Zimababwean opposition leader Morgan Tsvangirai Saturday accused the government of President Robert Mugabe of preparing a war against Zimbabwe's people in order to reverse what Tsvangirai called the people's will.

"We know that thousands of army recruits are being recruited," he said. "Militants are being rehabilitated. And some few claiming to be war veterans are already on the warpath."

He also accused the government of adding to Zimbabwe's hyperinflation by printing money to win any runoff vote.

"The reserve bank printing presses are in overdrive to print more money for further bribery activities, financing of violence and creation of no-go areas for the MDC," he adeed. "ZANU-PF is thus preparing a war on the people such as we have witnessed in 2000 and 2002."

The remarks come one week after Zimbabwe's elections in which Tsvangirai's Movement for Democratic Change (MDC) won a majority of seats in parliament. The Election Commission Saturday said the ruling ZANU-PF and opposition MDC parties each won 30 seats in the newly created Senate.

But Zimbabweans are still eagerly awaiting the results of the presidential vote, which Tsvangirai's party and civic groups say he won according to their tallies of results posted at polling stations.

The delay led the MDC to seek to petition the High Court in Harare to demand that the country's Election Commission release the presidential election results.

But on Saturday, the MDC's lawyer, Alex Muchadahama, was prevented from filing the plea.

In public view, he was barred by armed men from entering the court.
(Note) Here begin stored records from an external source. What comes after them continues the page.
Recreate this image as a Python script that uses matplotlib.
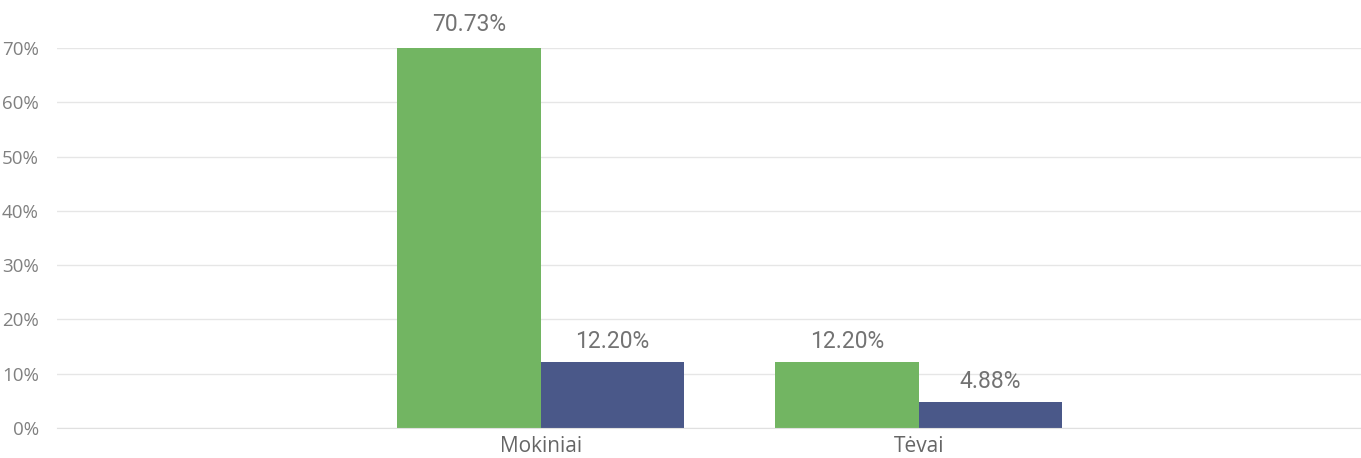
import numpy as np
import matplotlib.pyplot as plt

# duomenys
categories = ['Mokiniai', 'Tėvai']
series_green = [70.73, 12.20]
series_blue = [12.20, 4.88]
yticks = [0, 10, 20, 30, 40, 50, 60, 70]

green = '#72B562'
blue = '#4A5889'

fig = plt.figure(figsize=(13.61, 4.58), dpi=100)
ax = fig.add_axes([57 / 1361, 1 - 428 / 458, 1 - 57 / 1361, 380 / 458])

x = np.arange(len(categories))
w = 0.38
b1 = ax.bar(x - w / 2, series_green, width=w, color=green, zorder=2)
b2 = ax.bar(x + w / 2, series_blue, width=w, color=blue, zorder=2)

for bars, vals in [(b1, series_green), (b2, series_blue)]:
    for rect, v in zip(bars, vals):
        ax.annotate(f'{v:.2f}%', (rect.get_x() + rect.get_width() / 2, v),
                    xytext=(0, 6), textcoords='offset points',
                    ha='center', va='bottom', fontsize=16.5, family='Roboto',
                    color='#737373', annotation_clip=False)

ax.set_ylim(0, 70)
ax.set_xlim(-1.28, 2.17)
ax.set_yticks(yticks)
ax.set_yticklabels([f'{t}%' for t in yticks], family='Open Sans', fontsize=13.5, color='#808080')
ax.set_xticks(x)
ax.set_xticklabels(categories, family='Open Sans', fontsize=15, color='#666666')
ax.tick_params(axis='both', length=0)
ax.tick_params(axis='y', pad=13)
ax.tick_params(axis='x', pad=6)

ax.grid(axis='y', color='#e6e6e6', linewidth=1, zorder=0)
for s in ['top', 'right', 'left']:
    ax.spines[s].set_visible(False)
ax.spines['bottom'].set_color('#e0e0e0')
ax.set_axisbelow(True)

fig.savefig('out.png', dpi=100)
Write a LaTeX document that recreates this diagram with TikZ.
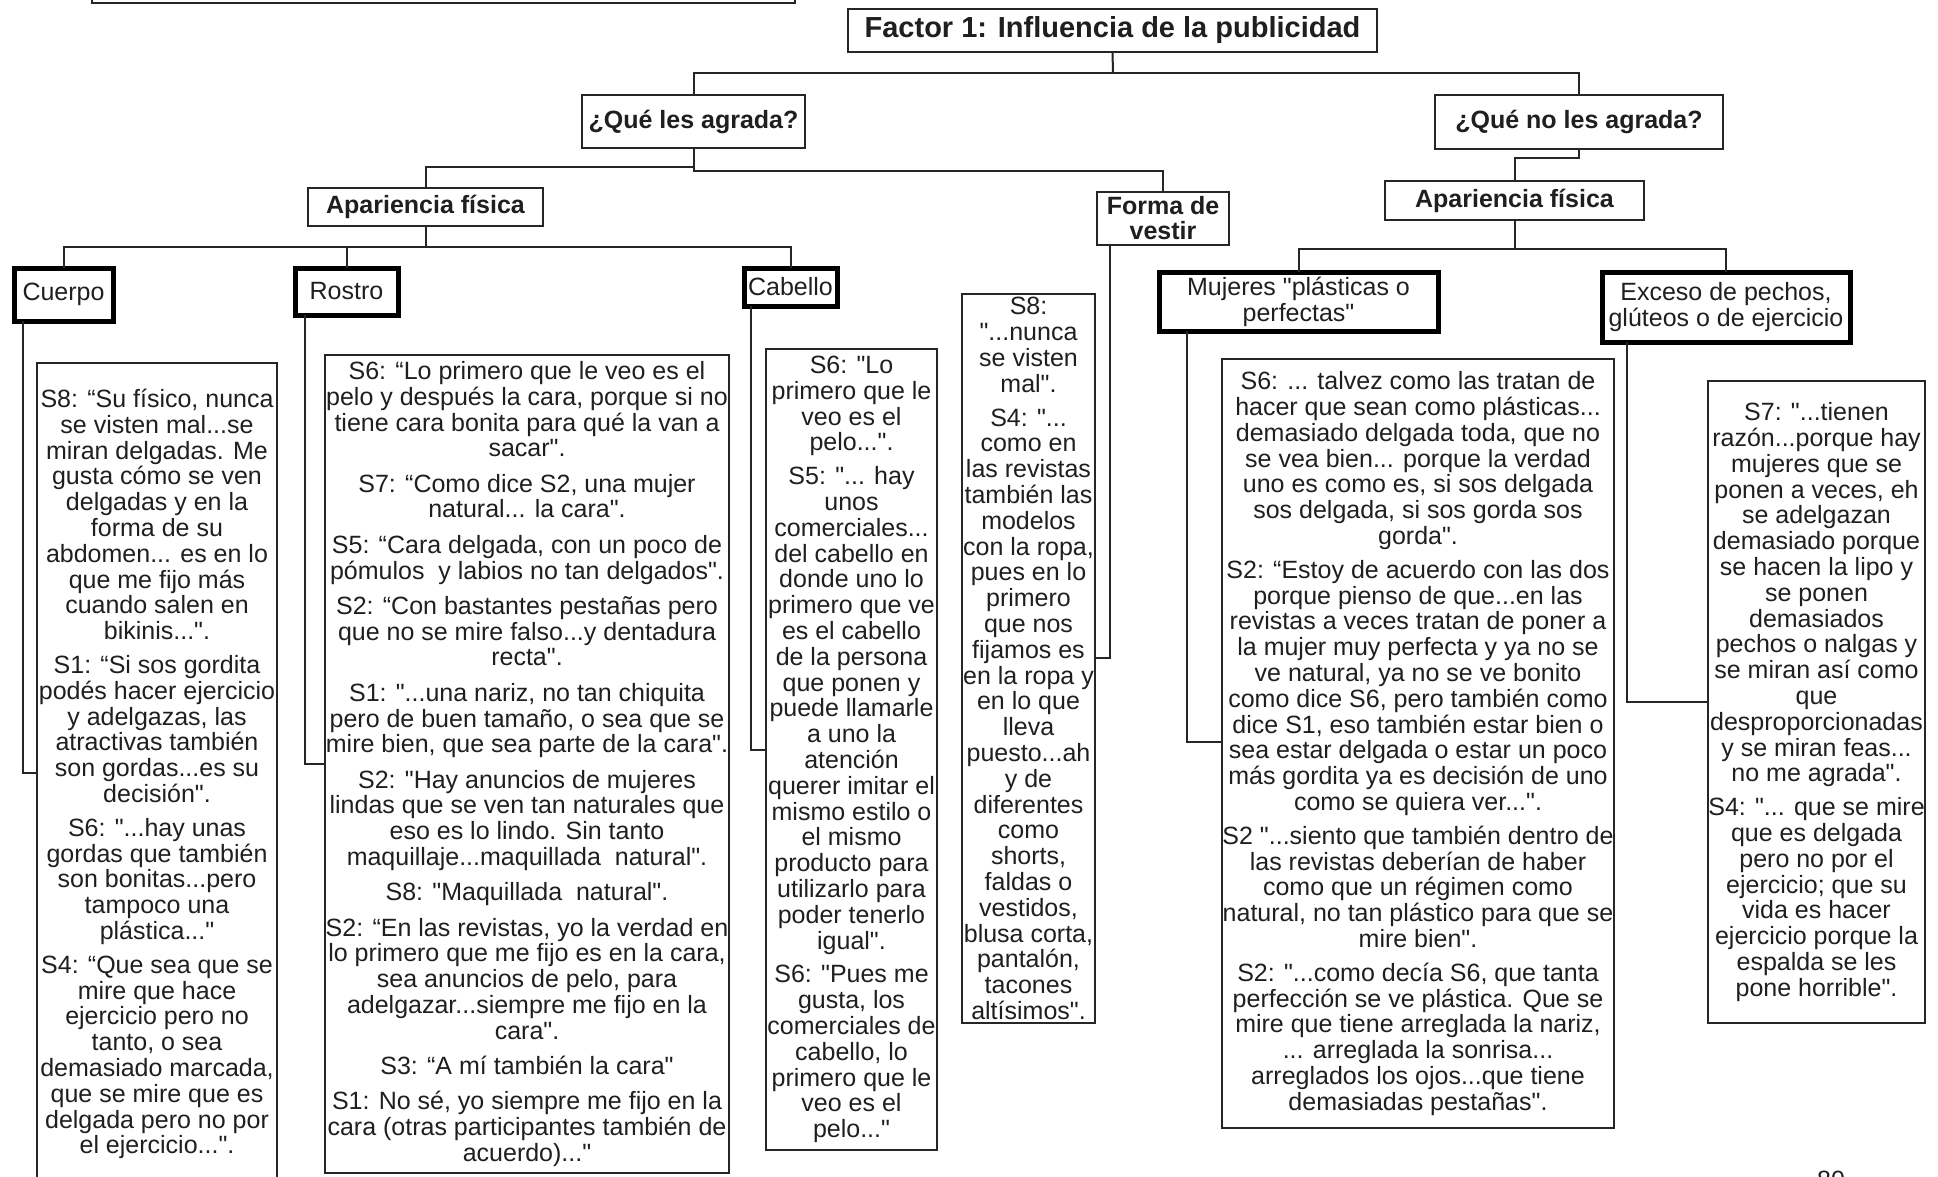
\documentclass[tikz,border=0pt]{standalone}
\usepackage{fontspec}
\setmainfont{Liberation Sans}
\newfontfamily\af{Liberation Sans}
\newcommand{\qsz}{\af\fontsize{25}{25.8}\selectfont}
\begin{document}
\begin{tikzpicture}[x=1pt,y=-1pt,
  every node/.style={inner sep=0pt, outer sep=0pt, anchor=north west, align=center, text=black!88},
  conn/.style={draw=black!85, line width=2pt},
  titlebox/.style={draw=black!85, line width=2.4pt, font=\af\bfseries\fontsize{25}{26}\selectfont},
  catbox/.style={draw=black, line width=5pt, font=\af\fontsize{25}{26}\selectfont},
  quotebox/.style={draw=black!85, line width=1.8pt, font=\qsz},
]
\useasboundingbox (0,0) rectangle (1938,1177);
\fill[white] (0,0) rectangle (1938,1177);
\clip (0,0) rectangle (1938,1177);

% header boxes
\node[titlebox, minimum width=703pt, minimum height=53pt] (tl) at (92,-50) {};
\node[titlebox, minimum width=529pt, minimum height=43pt, font=\af\bfseries\fontsize{29}{30}\selectfont] (factor) at (848,9) {Factor 1: Influencia de la publicidad};
\node[titlebox, minimum width=223pt, minimum height=53pt] (qa) at (582,95) {¿Qué les agrada?};
\node[titlebox, minimum width=288pt, minimum height=54pt] (qn) at (1435,95) {¿Qué no les agrada?};
\node[titlebox, minimum width=235pt, minimum height=38pt] (apL) at (308,188) {Apariencia física};
\node[titlebox, minimum width=132pt, minimum height=53pt, font=\af\bfseries\fontsize{25}{25}\selectfont] (forma) at (1097,192) {Forma de\\vestir};
\node[titlebox, minimum width=259pt, minimum height=39pt] (apR) at (1385,181) {Apariencia física};

% category boxes
\node[catbox, minimum width=99pt, minimum height=53pt] (cuerpo) at (14,268) {Cuerpo};
\node[catbox, minimum width=103pt, minimum height=47pt] (rostro) at (295,268) {Rostro};
\node[catbox, minimum width=93pt, minimum height=38pt] (cabello) at (744,268) {Cabello};
\node[catbox, minimum width=279pt, minimum height=59pt] (mujeres) at (1159,272) {Mujeres "plásticas o\\perfectas"};
\node[catbox, minimum width=248pt, minimum height=70pt] (exceso) at (1602,272) {Exceso de pechos,\\glúteos o de ejercicio};

% quote boxes
\node[quotebox, minimum width=240pt, minimum height=822pt] (qcuerpo) at (37,363) {S8: “Su físico, nunca\\ se visten mal...se\\ miran delgadas. Me\\ gusta cómo se ven\\ delgadas y en la\\ forma de su\\ abdomen... es en lo\\ que me fijo más\\ cuando salen en\\ bikinis...".\\[8pt]
S1: “Si sos gordita\\ podés hacer ejercicio\\ y adelgazas, las\\ atractivas también\\ son gordas...es su\\ decisión".\\[8pt]
S6: "...hay unas\\ gordas que también\\ son bonitas...pero\\ tampoco una\\ plástica..."\\[8pt]
S4: “Que sea que se\\ mire que hace\\ ejercicio pero no\\ tanto, o sea\\ demasiado marcada,\\ que se mire que es\\ delgada pero no por\\ el ejercicio...".};

\node[quotebox, minimum width=404pt, minimum height=818pt] (qrostro) at (325,355) {S6: “Lo primero que le veo es el\\ pelo y después la cara, porque si no\\ tiene cara bonita para qué la van a\\ sacar".\\[9.5pt]
S7: “Como dice S2, una mujer\\ natural... la cara".\\[9.5pt]
S5: “Cara delgada, con un poco de\\ pómulos\ \ y labios no tan delgados".\\[9.5pt]
S2: “Con bastantes pestañas pero\\ que no se mire falso...y dentadura\\ recta".\\[9.5pt]
S1: "...una nariz, no tan chiquita\\ pero de buen tamaño, o sea que se\\ mire bien, que sea parte de la cara".\\[9.5pt]
S2: "Hay anuncios de mujeres\\ lindas que se ven tan naturales que\\ eso es lo lindo. Sin tanto\\ maquillaje...maquillada\ \ natural".\\[9.5pt]
S8: "Maquillada\ \ natural".\\[9.5pt]
S2: “En las revistas, yo la verdad en\\ lo primero que me fijo es en la cara,\\ sea anuncios de pelo, para\\ adelgazar...siempre me fijo en la\\ cara".\\[9.5pt]
S3: “A mí también la cara"\\[9.5pt]
S1: No sé, yo siempre me fijo en la\\ cara (otras participantes también de\\ acuerdo)..."};

\node[quotebox, minimum width=171pt, minimum height=801pt] (qcabello) at (766,349) {S6: "Lo\\ primero que le\\ veo es el\\ pelo...".\\[8pt]
S5: "... hay\\ unos\\ comerciales...\\ del cabello en\\ donde uno lo\\ primero que ve\\ es el cabello\\ de la persona\\ que ponen y\\ puede llamarle\\ a uno la\\ atención\\ querer imitar el\\ mismo estilo o\\ el mismo\\ producto para\\ utilizarlo para\\ poder tenerlo\\ igual".\\[8pt]
S6: "Pues me\\ gusta, los\\ comerciales de\\ cabello, lo\\ primero que le\\ veo es el\\ pelo..."};

\node[quotebox, minimum width=133pt, minimum height=729pt] (qforma) at (962,294) {S8:\\ "...nunca\\ se visten\\ mal".\\[8pt]
S4: "...\\ como en\\ las revistas\\ también las\\ modelos\\ con la ropa,\\ pues en lo\\ primero\\ que nos\\ fijamos es\\ en la ropa y\\ en lo que\\ lleva\\ puesto...ah\\ y de\\ diferentes\\ como\\ shorts,\\ faldas o\\ vestidos,\\ blusa corta,\\ pantalón,\\ tacones\\ altísimos".};

\node[quotebox, minimum width=392pt, minimum height=769pt] (qmujeres) at (1222,359) {S6: ... talvez como las tratan de\\ hacer que sean como plásticas...\\ demasiado delgada toda, que no\\ se vea bien... porque la verdad\\ uno es como es, si sos delgada\\ sos delgada, si sos gorda sos\\ gorda".\\[8pt]
S2: “Estoy de acuerdo con las dos\\ porque pienso de que...en las\\ revistas a veces tratan de poner a\\ la mujer muy perfecta y ya no se\\ ve natural, ya no se ve bonito\\ como dice S6, pero también como\\ dice S1, eso también estar bien o\\ sea estar delgada o estar un poco\\ más gordita ya es decisión de uno\\ como se quiera ver...".\\[8pt]
S2 "...siento que también dentro de\\ las revistas deberían de haber\\ como que un régimen como\\ natural, no tan plástico para que se\\ mire bien".\\[8pt]
S2: "...como decía S6, que tanta\\ perfección se ve plástica. Que se\\ mire que tiene arreglada la nariz,\\ ... arreglada la sonrisa...\\ arreglados los ojos...que tiene\\ demasiadas pestañas".};

\node[quotebox, minimum width=217pt, minimum height=642pt] (qexceso) at (1708,381) {S7: "...tienen\\ razón...porque hay\\ mujeres que se\\ ponen a veces, eh\\ se adelgazan\\ demasiado porque\\ se hacen la lipo y\\ se ponen\\ demasiados\\ pechos o nalgas y\\ se miran así como\\ que\\ desproporcionadas\\ y se miran feas...\\ no me agrada".\\[8pt]
S4: "... que se mire\\ que es delgada\\ pero no por el\\ ejercicio; que su\\ vida es hacer\\ ejercicio porque la\\ espalda se les\\ pone horrible".};

\node[anchor=base, font=\af\fontsize{25}{26}\selectfont] (pg) at (1831,1188) {80};

% junction coordinates
\coordinate (j1) at (1113,73);
\coordinate (j2) at (693.5,167);
\coordinate (j3) at (693.5,171);
\coordinate (j4) at (1579,158);
\coordinate (j5) at (425.5,247);
\coordinate (j6) at (1514.5,249);
\coordinate (e1) at (23,773);
\coordinate (e2) at (305,764);
\coordinate (e3) at (751,750);
\coordinate (e4) at (1110,658);
\coordinate (e5) at (1187,742);
\coordinate (e6) at (1627,702);

% tree connectors
\draw[conn] (factor.south) -- (j1);
\draw[conn] (qa.north) |- (j1) -| (qn.north);
\draw[conn] (qa.south) -- (j2) -| (apL.north);
\draw[conn] (j2) -- (j3) -| (forma.north);
\draw[conn] (qn.south) -- (j4) -| (apR.north);
\draw[conn] (apL.south) -- (j5);
\draw[conn] (cuerpo.north) |- (j5);
\draw[conn] (rostro.north) |- (j5) -| (cabello.north);
\draw[conn] (apR.south) -- (j6);
\draw[conn] (mujeres.north) |- (j6) -| (exceso.north);

% side connectors to quote boxes
\draw[conn] (cuerpo.south -| e1) |- (qcuerpo.west |- e1);
\draw[conn] (rostro.south -| e2) |- (qrostro.west |- e2);
\draw[conn] (cabello.south -| e3) |- (qcabello.west |- e3);
\draw[conn] (forma.south -| e4) |- (qforma.east |- e4);
\draw[conn] (mujeres.south -| e5) |- (qmujeres.west |- e5);
\draw[conn] (exceso.south -| e6) |- (qexceso.west |- e6);
\end{tikzpicture}
\end{document}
He said, although he was upset, he would try again on Sunday.

On Saturday, the State controlled Herald newspaper said the MDC has encouraged white farmers to reclaim land from which they were evicted in recent years under a so-called land reform program. The farms were given to some liberation war veterans and family members of government and party officials.

The newspaper said that war veterans loyal to Mr Mugabe have been aroused.

The issue of land distributions to black Zimbabweans was the most consistent theme of ZANU-PF's pre-election campaign. Land has now become the ruling party's most important post election rallying point, with the party's hardcore warning that an MDC government would reverse land seizures from whites.

For the first time in several years, white commercial farmers in southeastern Zimbabwe, who continue growing crops on small pieces of their original holdings, are now under siege.

The Commercial Farmers Union said Saturday war veterans have moved onto four farms and a tourist lodge owned by farmers about 250 kilometers south east of Harare. It said the police have not intervened.